SE: Where else did you see problems?

Kibarian: When we gave AI to the factories, what they found was that labeling data is tough. So we took those sophisticated algorithms and used them to label data and train AI. So now you have collaborative learning on top of a neural network. It suggests more things to you. You can use AI to train algorithms. AI can mimic those algorithms very effectively. That allows the engineer to say, ‘That’s kind of right, but I want to see how it classified everything.’ So they can take that knowledge and improve the model. You no longer need to be a data scientist or AI expert to use this stuff. You want to make it so a semiconductor professional can go in and tune it to get that last little bit of productivity. With collaborative learning, you can get that extra 5% or 10% and get it tuned to what your best expert will tell you the company can do. That’s a big breakthrough.

SE: So now you’re customizing algorithms for your specific needs?

Kibarian: Yes, and some of our customers have engineers who are really skilled at that, and a bunch that are not. Now, if the skilled ones are allowed to look at how the algorithms are classifying outliers and tuning it, that can be given to all engineers across the organization and everyone’s ability is elevated.

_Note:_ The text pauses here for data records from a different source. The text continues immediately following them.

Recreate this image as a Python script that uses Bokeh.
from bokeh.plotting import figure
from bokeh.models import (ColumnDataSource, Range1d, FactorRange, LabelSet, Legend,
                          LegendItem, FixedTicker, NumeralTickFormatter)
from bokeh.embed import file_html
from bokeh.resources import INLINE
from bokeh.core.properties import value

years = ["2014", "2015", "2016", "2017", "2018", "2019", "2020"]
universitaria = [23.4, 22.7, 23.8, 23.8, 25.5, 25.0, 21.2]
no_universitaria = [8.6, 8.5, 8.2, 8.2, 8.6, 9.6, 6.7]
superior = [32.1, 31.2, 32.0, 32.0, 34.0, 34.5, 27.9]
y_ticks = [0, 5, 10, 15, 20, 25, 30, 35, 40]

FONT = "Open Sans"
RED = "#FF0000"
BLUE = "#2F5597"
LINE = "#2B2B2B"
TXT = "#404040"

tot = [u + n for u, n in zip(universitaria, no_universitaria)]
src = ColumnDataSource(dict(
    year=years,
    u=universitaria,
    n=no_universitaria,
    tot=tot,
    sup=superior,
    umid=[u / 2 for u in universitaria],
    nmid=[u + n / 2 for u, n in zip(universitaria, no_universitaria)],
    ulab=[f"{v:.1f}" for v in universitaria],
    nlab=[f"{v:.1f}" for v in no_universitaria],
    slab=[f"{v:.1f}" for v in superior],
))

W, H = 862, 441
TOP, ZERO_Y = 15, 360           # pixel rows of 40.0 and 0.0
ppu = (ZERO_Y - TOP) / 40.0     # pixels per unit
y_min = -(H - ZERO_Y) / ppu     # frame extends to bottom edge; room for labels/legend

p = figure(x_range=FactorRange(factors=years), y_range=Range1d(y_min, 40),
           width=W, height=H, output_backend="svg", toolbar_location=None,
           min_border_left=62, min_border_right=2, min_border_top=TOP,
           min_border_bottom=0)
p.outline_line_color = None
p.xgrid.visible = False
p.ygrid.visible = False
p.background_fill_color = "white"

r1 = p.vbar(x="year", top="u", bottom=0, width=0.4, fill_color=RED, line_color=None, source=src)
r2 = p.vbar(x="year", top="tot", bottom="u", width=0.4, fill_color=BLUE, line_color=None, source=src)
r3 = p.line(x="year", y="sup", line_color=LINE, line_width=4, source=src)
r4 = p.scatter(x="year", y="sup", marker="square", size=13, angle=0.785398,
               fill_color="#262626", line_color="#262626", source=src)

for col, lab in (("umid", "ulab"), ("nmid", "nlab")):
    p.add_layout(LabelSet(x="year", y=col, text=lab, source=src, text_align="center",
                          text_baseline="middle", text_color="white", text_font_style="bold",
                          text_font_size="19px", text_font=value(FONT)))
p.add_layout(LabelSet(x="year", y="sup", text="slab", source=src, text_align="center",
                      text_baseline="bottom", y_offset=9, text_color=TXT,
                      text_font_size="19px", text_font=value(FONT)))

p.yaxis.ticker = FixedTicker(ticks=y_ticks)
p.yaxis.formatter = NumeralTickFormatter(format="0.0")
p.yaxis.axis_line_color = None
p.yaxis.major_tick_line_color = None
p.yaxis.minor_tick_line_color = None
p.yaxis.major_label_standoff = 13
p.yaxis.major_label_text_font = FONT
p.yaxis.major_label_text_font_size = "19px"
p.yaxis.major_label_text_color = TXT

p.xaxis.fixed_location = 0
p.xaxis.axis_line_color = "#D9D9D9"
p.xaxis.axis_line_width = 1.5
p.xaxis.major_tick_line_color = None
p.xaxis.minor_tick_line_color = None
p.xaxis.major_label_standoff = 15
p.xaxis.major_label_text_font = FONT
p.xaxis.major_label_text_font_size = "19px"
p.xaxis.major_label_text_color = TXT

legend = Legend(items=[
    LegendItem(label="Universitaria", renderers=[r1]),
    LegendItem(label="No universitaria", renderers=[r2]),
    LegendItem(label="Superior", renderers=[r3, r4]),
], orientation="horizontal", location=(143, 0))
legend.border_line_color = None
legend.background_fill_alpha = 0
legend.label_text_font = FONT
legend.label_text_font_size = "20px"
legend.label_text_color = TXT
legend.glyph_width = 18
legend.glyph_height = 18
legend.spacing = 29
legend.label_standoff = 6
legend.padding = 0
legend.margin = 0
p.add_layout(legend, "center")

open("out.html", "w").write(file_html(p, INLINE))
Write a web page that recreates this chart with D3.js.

SE: How do you keep track of all the changes?

Kibarian: Those customers restrict who is allowed to ‘like’ and ‘not like’ information. When you apply AI and machine learning into test and process engineering and assembly and front-end packaging, you’re allowing engineers to operate at a higher level. You’ll see better productivity in those organizations, and make chips available in more end markets and grow the pie.

SE: So what is you’re biggest challenge going forward?

Kibarian: If you go from the outside in, there is significantly more geopolitical risk in the industry than there was 18 months ago, and it’s on a trajectory to never go back to the way it was. It may cool down, but we built our industry as an intertwined world. That was one of the fun things about the industry because you felt akin to people all around the world with a common language about chips and circuits. We all still want that, but if you look at the way the world is going, it’s bifurcating. That’s going to be very damaging to the industry as a whole. At the semiconductor level, AI was overhyped and fizzled out in the 1980s and 1990s because people didn’t appreciate all of the change management required. You didn’t understand what the metrology or the SPICE model would look like. My fear today is that we are doing far more sophisticated things today, but it requires change management inside of organizations. Business processes need to be set up to be native on data. We collect lots of data. If you’re going to be doing data-based manufacturing, you have to configure an organization around that. If you’re going to keep doing what you’ve been doing and apply AI to that, you’re going to throw away tremendous value. That would be detrimental to the whole industry.